3. The facts reveal that the assessee, a partnership firm in the business of trading in marbles and granites, received a capital contribution of Rs. 12,00,000 from a partner in cash. The ld. AO treated this as a loan or deposit violating section 269SS of the Act and imposed a penalty under section 271D.
4. However, the ld. CIT(A) found that the capital contribution by the partner did not fall under the definition of loan or deposit under section 269SS. The partner had properly reflected the capital contribution in his individual balance sheet, and the firm also accounted for it as capital introduced by the partner. Consequently, the penalty under section 271D was deleted.
5. The Tribunal concurred with the ld. CIT(A) stating that the capital contribution by a partner in a partnership firm does not constitute a loan or deposit as per section 269SS. Therefore, the penalty was rightly cancelled, and no interference with the ld. CIT(A)'s order was warranted. The grounds raised by the revenue were dismissed.
6. Ultimately, the appeal of the revenue was dismissed, affirming the decision to cancel the penalty under section 271D of the Act.

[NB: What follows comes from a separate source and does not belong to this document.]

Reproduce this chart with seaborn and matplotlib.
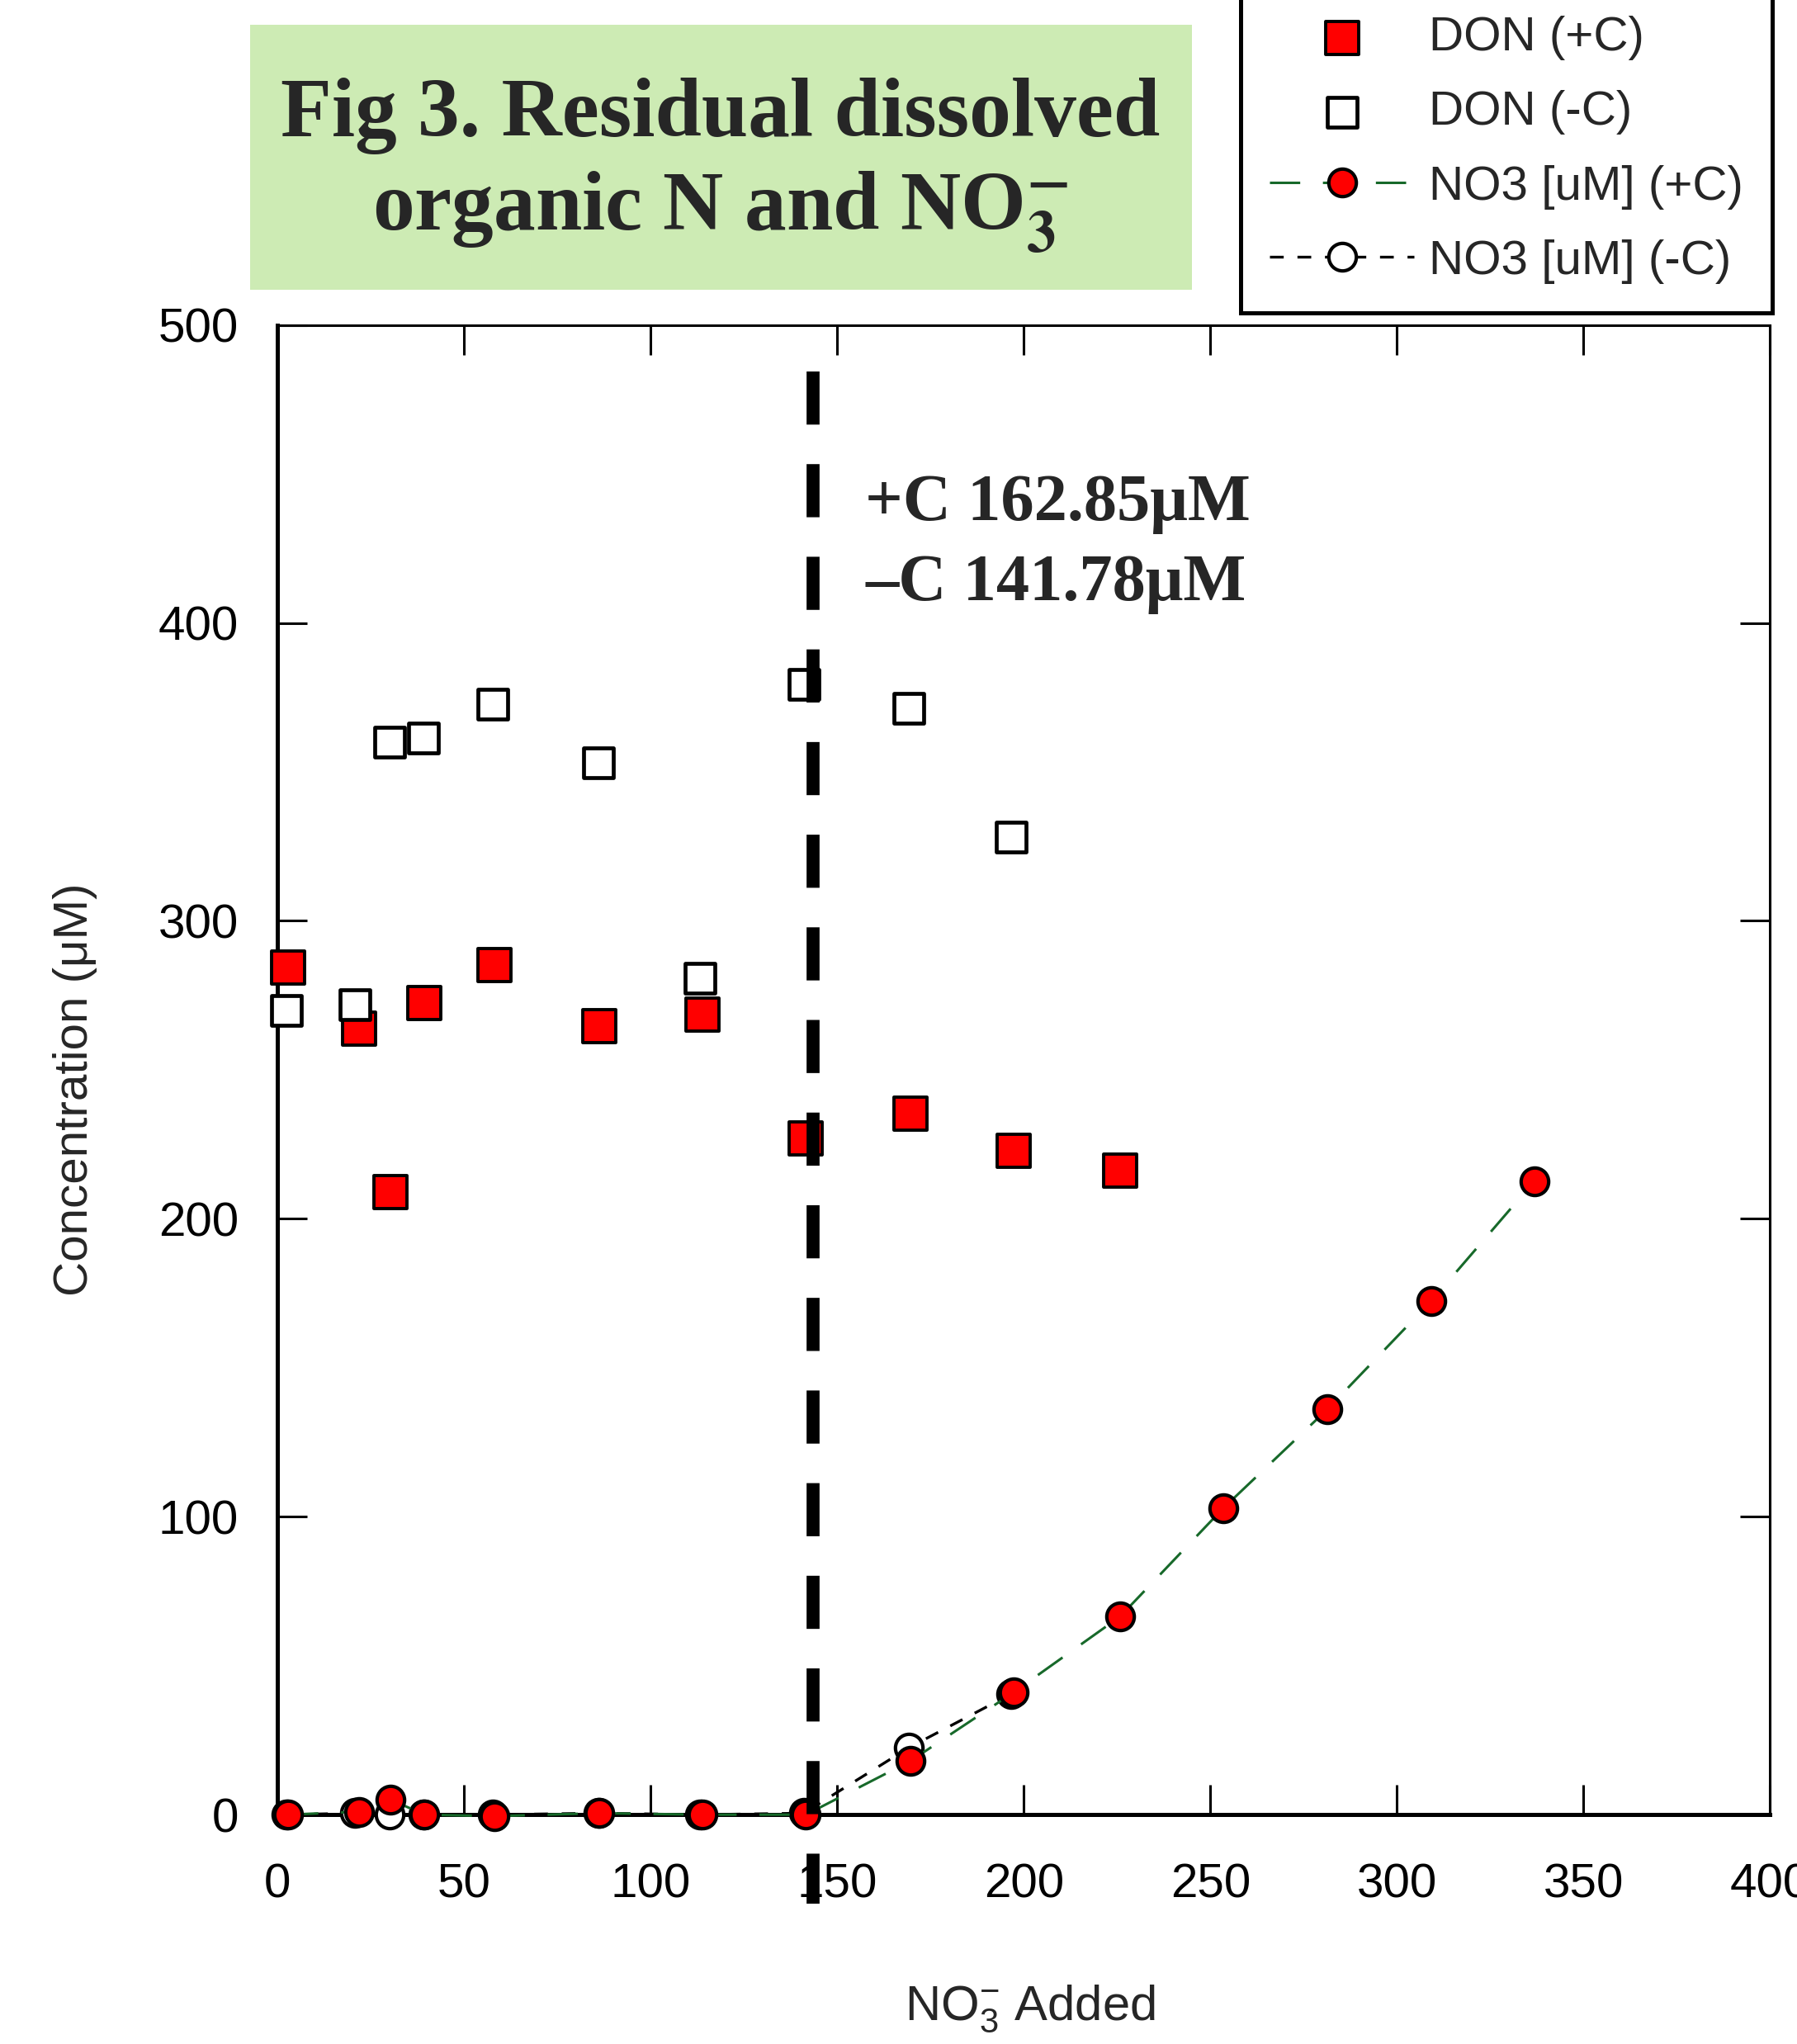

Conclusion: The judgment highlights the distinction between capital contributions by partners in a partnership firm and loans or deposits under the Income Tax Act. It emphasizes the importance of proper documentation and accounting treatment to differentiate between the two. The decision underscores the need for a clear understanding of statutory provisions to avoid unnecessary penalties and disputes.